* Begin Records for the exercise *

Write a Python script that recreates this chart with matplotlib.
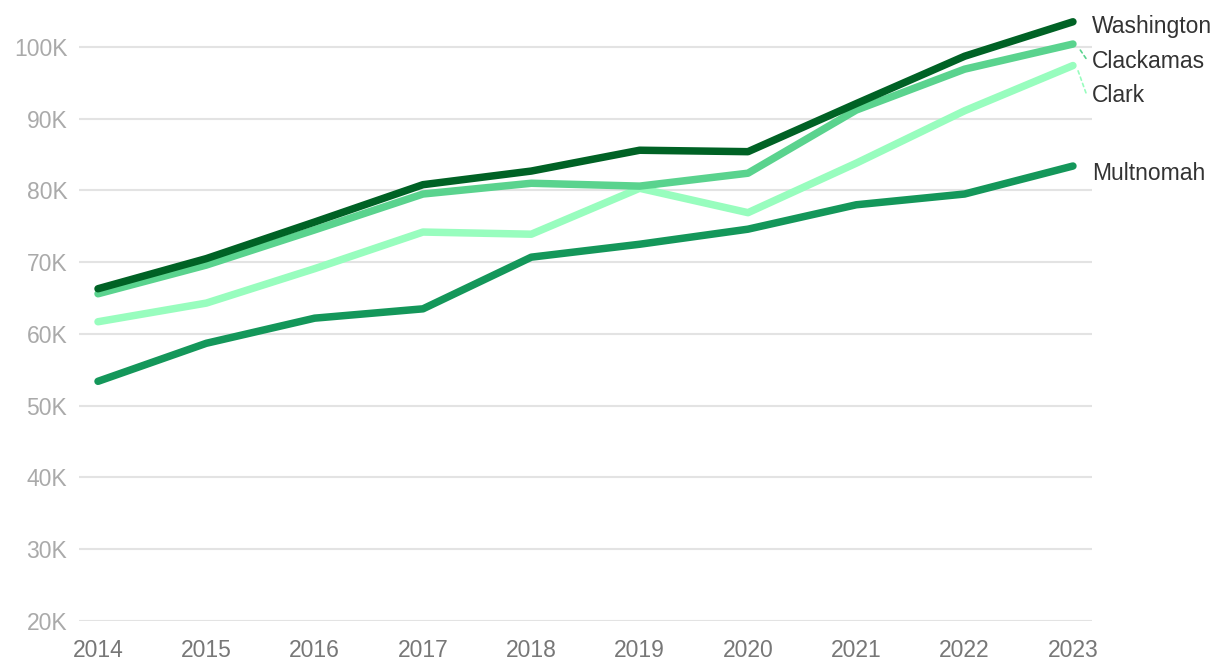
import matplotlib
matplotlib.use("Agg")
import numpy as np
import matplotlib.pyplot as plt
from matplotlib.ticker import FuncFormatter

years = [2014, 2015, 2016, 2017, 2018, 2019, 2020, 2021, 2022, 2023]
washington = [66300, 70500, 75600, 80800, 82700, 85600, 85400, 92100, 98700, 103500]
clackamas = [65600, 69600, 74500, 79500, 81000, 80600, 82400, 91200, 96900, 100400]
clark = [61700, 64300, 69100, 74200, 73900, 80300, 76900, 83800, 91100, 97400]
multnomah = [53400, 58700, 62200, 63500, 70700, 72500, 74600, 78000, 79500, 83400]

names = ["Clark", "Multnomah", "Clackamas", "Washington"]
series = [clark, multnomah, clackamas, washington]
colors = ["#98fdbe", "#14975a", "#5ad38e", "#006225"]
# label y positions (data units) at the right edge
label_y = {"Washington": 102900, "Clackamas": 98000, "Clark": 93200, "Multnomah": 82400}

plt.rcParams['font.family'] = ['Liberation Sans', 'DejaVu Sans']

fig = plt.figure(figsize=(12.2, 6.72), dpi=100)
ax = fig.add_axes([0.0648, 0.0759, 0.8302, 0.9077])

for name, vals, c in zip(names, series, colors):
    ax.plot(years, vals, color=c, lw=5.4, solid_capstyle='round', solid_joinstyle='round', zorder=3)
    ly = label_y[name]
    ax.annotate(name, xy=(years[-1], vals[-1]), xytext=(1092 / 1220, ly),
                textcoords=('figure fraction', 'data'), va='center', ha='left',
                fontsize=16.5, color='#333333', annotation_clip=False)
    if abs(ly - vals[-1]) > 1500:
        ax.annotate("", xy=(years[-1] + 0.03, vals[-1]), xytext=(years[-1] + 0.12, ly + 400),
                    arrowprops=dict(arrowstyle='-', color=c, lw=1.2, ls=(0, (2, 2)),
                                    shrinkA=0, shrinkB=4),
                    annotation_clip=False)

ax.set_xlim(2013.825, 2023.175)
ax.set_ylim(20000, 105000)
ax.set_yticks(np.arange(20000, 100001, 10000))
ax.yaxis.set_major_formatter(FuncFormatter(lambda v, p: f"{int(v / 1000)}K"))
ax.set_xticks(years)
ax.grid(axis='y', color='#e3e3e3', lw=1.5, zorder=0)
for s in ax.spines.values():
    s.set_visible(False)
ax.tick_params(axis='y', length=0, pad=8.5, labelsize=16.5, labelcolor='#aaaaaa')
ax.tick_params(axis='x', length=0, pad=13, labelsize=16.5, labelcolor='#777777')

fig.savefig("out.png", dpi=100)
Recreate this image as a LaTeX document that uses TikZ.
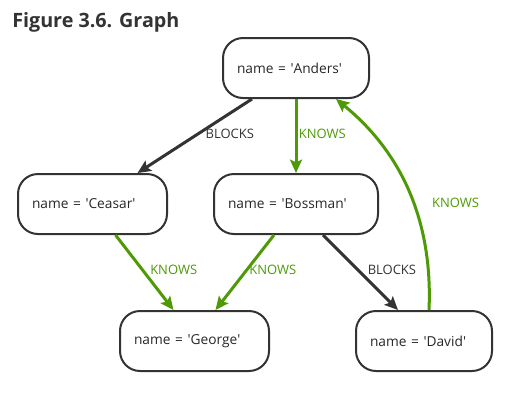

* End Records for the exercise *

Copy nothing but the lines from the top of the material through the line holding "from matplotlib.ticker import FuncFormatter", exactly as written; omit pictures.

» Result of the task:
Write a Python script that recreates this chart with matplotlib.
import matplotlib
matplotlib.use("Agg")
import numpy as np
import matplotlib.pyplot as plt
from matplotlib.ticker import FuncFormatter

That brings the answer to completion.